*GOAL*: Without the pictures, print each of the records below exactly as it appears.

*ENTRIES SUPPLIED*:

--- begin ---

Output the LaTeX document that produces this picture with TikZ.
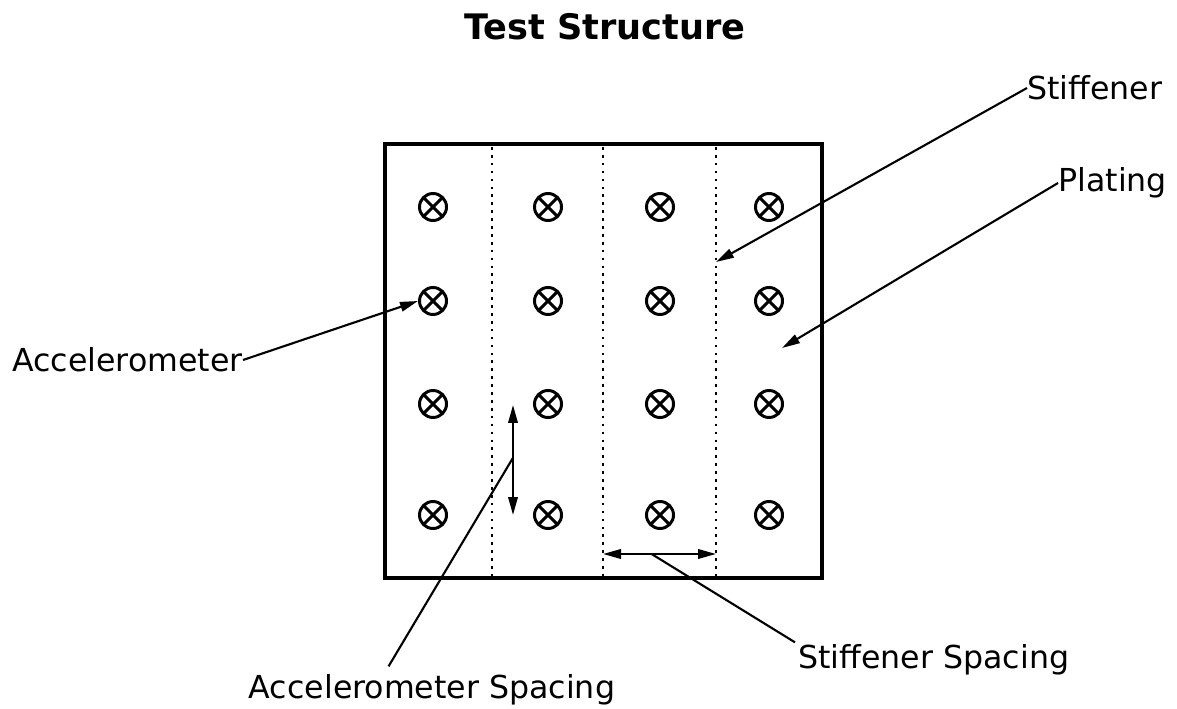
\documentclass[tikz,border=0pt]{standalone}
\usepackage{fontspec}
\setmainfont{DejaVu Sans}
\usetikzlibrary{arrows.meta, positioning, calc}

\tikzset{
    accel/.style={circle, draw, line width=1.7pt, minimum size=0.54cm, inner sep=0pt,
        path picture={\draw[line width=1.7pt]
            (path picture bounding box.north west) -- (path picture bounding box.south east)
            (path picture bounding box.north east) -- (path picture bounding box.south west);}},
    lbl/.style={inner sep=0pt, font=\fontsize{18}{21}\selectfont},
    tip/.style={Triangle[length=0.36cm, width=0.19cm]},
    leader/.style={line width=1.2pt, -{Triangle[length=0.36cm, width=0.19cm]}},
    span/.style={line width=1.2pt, {Triangle[length=0.36cm, width=0.19cm]}-{Triangle[length=0.36cm, width=0.19cm]}},
    stiff/.style={line width=1.5pt, dash pattern=on 1.5pt off 3pt},
}

\begin{document}
\begin{tikzpicture}[x=0.02cm, y=-0.02cm]
\useasboundingbox (0,0) rectangle (1177,709);

% title
\node[inner sep=0pt, font=\bfseries\fontsize{20}{24}\selectfont] (title) at (605,27) {Test Structure};

% plate with stiffeners
\draw[line width=2.1pt] (385,144) rectangle (822,578);
\foreach \x in {492,603,716}
    \draw[stiff] (\x,147) -- (\x,576);

% accelerometers
\foreach \x [count=\i] in {433,548,660,769}
    \foreach \y [count=\j] in {207,301,404,515}
        \node[accel] (a-\i-\j) at (\x,\y) {};

% labels
\node[lbl, anchor=west] (stif) at (1027,88) {Stiffener};
\node[lbl, anchor=west] (plat) at (1058,183) {Plating};
\node[lbl, anchor=east] (acc) at (243,360) {Accelerometer};
\node[lbl] (accsp) at (432,690) {Accelerometer Spacing};
\node[lbl, anchor=west] (stsp) at (798,660) {Stiffener Spacing};

% pointers
\coordinate (stifpt) at (716,262);
\coordinate (platpt) at (782,348);
\draw[leader] (stif.west) -- (stifpt);
\draw[leader] (plat.west) -- (platpt);
\draw[leader] (acc.east) -- (a-1-2.west);

% spacings
\coordinate (as1) at (513,405);
\coordinate (as2) at (513,515);
\coordinate (ss1) at (603,554);
\coordinate (ss2) at (716,554);
\draw[span] (as1) -- (as2);
\draw[span] (ss1) -- (ss2);
\draw[line width=1.2pt] ($(as1)!0.48!(as2)$) -- ($(accsp.north west)+(140,-8)$);
\draw[line width=1.2pt] ($(ss1)!0.43!(ss2)$) -- ($(stsp.north west)+(-3,-2)$);

\end{tikzpicture}
\end{document}
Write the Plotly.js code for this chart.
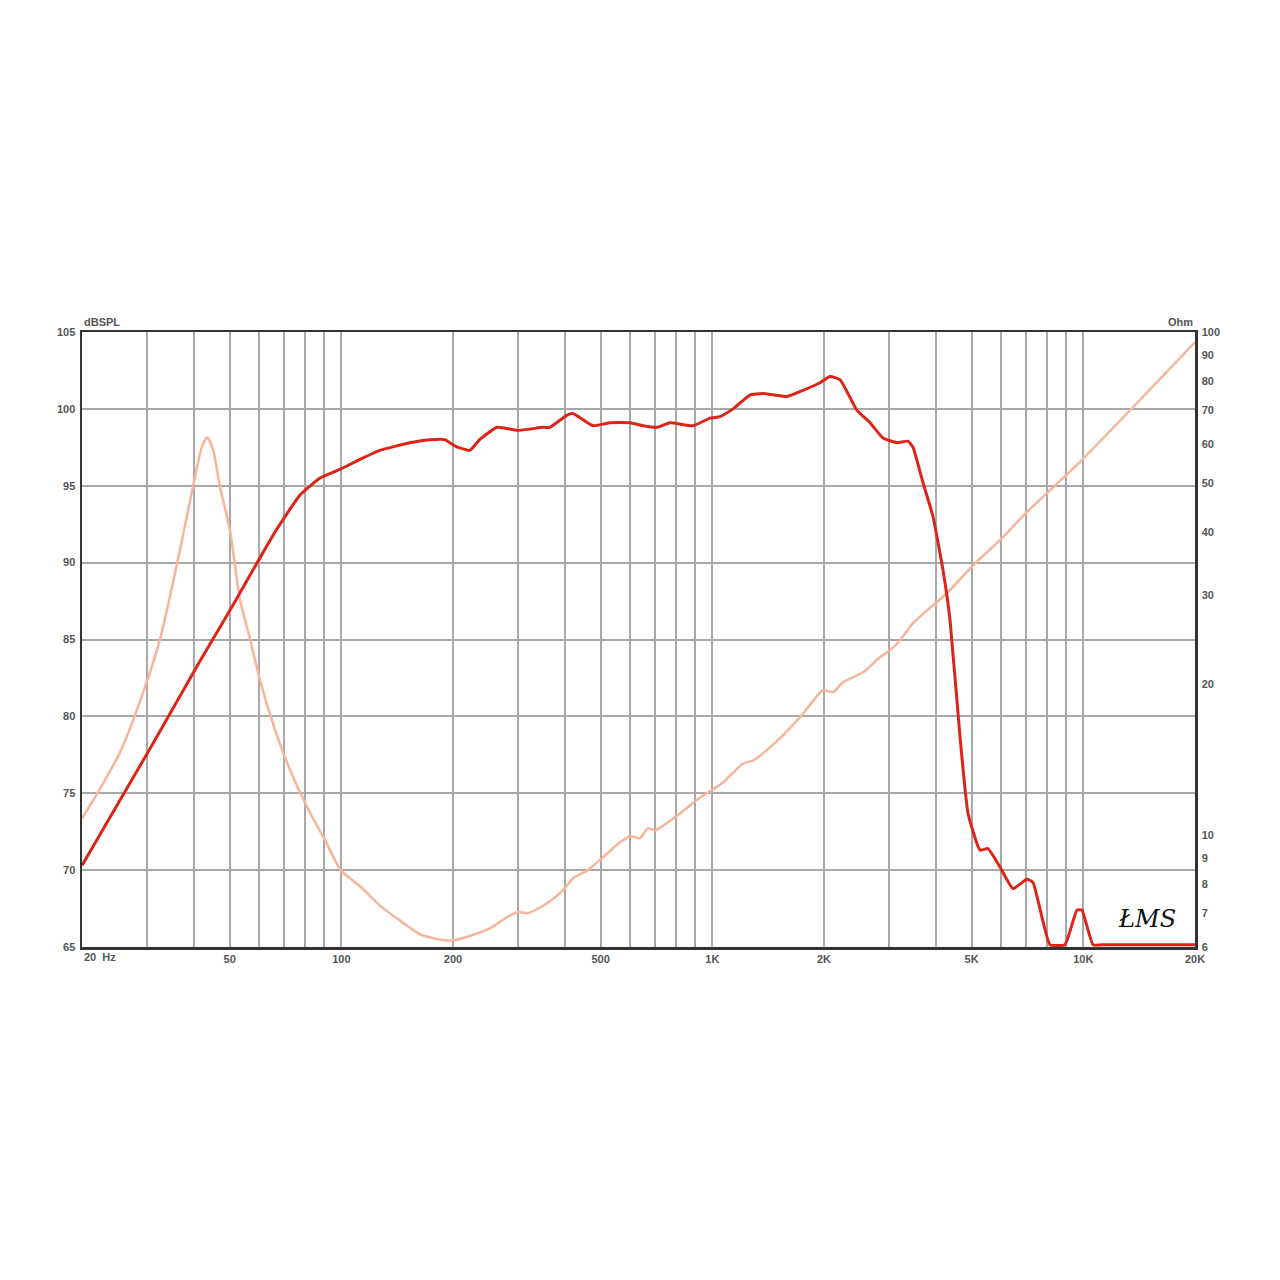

--- end ---

*ANSWER BELOW*:
Output the LaTeX document that produces this picture with TikZ.
\documentclass[tikz,border=0pt]{standalone}
\usepackage{fontspec}
\setmainfont{DejaVu Sans}
\usetikzlibrary{arrows.meta, positioning, calc}

\tikzset{
    accel/.style={circle, draw, line width=1.7pt, minimum size=0.54cm, inner sep=0pt,
        path picture={\draw[line width=1.7pt]
            (path picture bounding box.north west) -- (path picture bounding box.south east)
            (path picture bounding box.north east) -- (path picture bounding box.south west);}},
    lbl/.style={inner sep=0pt, font=\fontsize{18}{21}\selectfont},
    tip/.style={Triangle[length=0.36cm, width=0.19cm]},
    leader/.style={line width=1.2pt, -{Triangle[length=0.36cm, width=0.19cm]}},
    span/.style={line width=1.2pt, {Triangle[length=0.36cm, width=0.19cm]}-{Triangle[length=0.36cm, width=0.19cm]}},
    stiff/.style={line width=1.5pt, dash pattern=on 1.5pt off 3pt},
}

\begin{document}
\begin{tikzpicture}[x=0.02cm, y=-0.02cm]
\useasboundingbox (0,0) rectangle (1177,709);

% title
\node[inner sep=0pt, font=\bfseries\fontsize{20}{24}\selectfont] (title) at (605,27) {Test Structure};

% plate with stiffeners
\draw[line width=2.1pt] (385,144) rectangle (822,578);
\foreach \x in {492,603,716}
    \draw[stiff] (\x,147) -- (\x,576);

% accelerometers
\foreach \x [count=\i] in {433,548,660,769}
    \foreach \y [count=\j] in {207,301,404,515}
        \node[accel] (a-\i-\j) at (\x,\y) {};

% labels
\node[lbl, anchor=west] (stif) at (1027,88) {Stiffener};
\node[lbl, anchor=west] (plat) at (1058,183) {Plating};
\node[lbl, anchor=east] (acc) at (243,360) {Accelerometer};
\node[lbl] (accsp) at (432,690) {Accelerometer Spacing};
\node[lbl, anchor=west] (stsp) at (798,660) {Stiffener Spacing};

% pointers
\coordinate (stifpt) at (716,262);
\coordinate (platpt) at (782,348);
\draw[leader] (stif.west) -- (stifpt);
\draw[leader] (plat.west) -- (platpt);
\draw[leader] (acc.east) -- (a-1-2.west);

% spacings
\coordinate (as1) at (513,405);
\coordinate (as2) at (513,515);
\coordinate (ss1) at (603,554);
\coordinate (ss2) at (716,554);
\draw[span] (as1) -- (as2);
\draw[span] (ss1) -- (ss2);
\draw[line width=1.2pt] ($(as1)!0.48!(as2)$) -- ($(accsp.north west)+(140,-8)$);
\draw[line width=1.2pt] ($(ss1)!0.43!(ss2)$) -- ($(stsp.north west)+(-3,-2)$);

\end{tikzpicture}
\end{document}
Write the Plotly.js code for this chart.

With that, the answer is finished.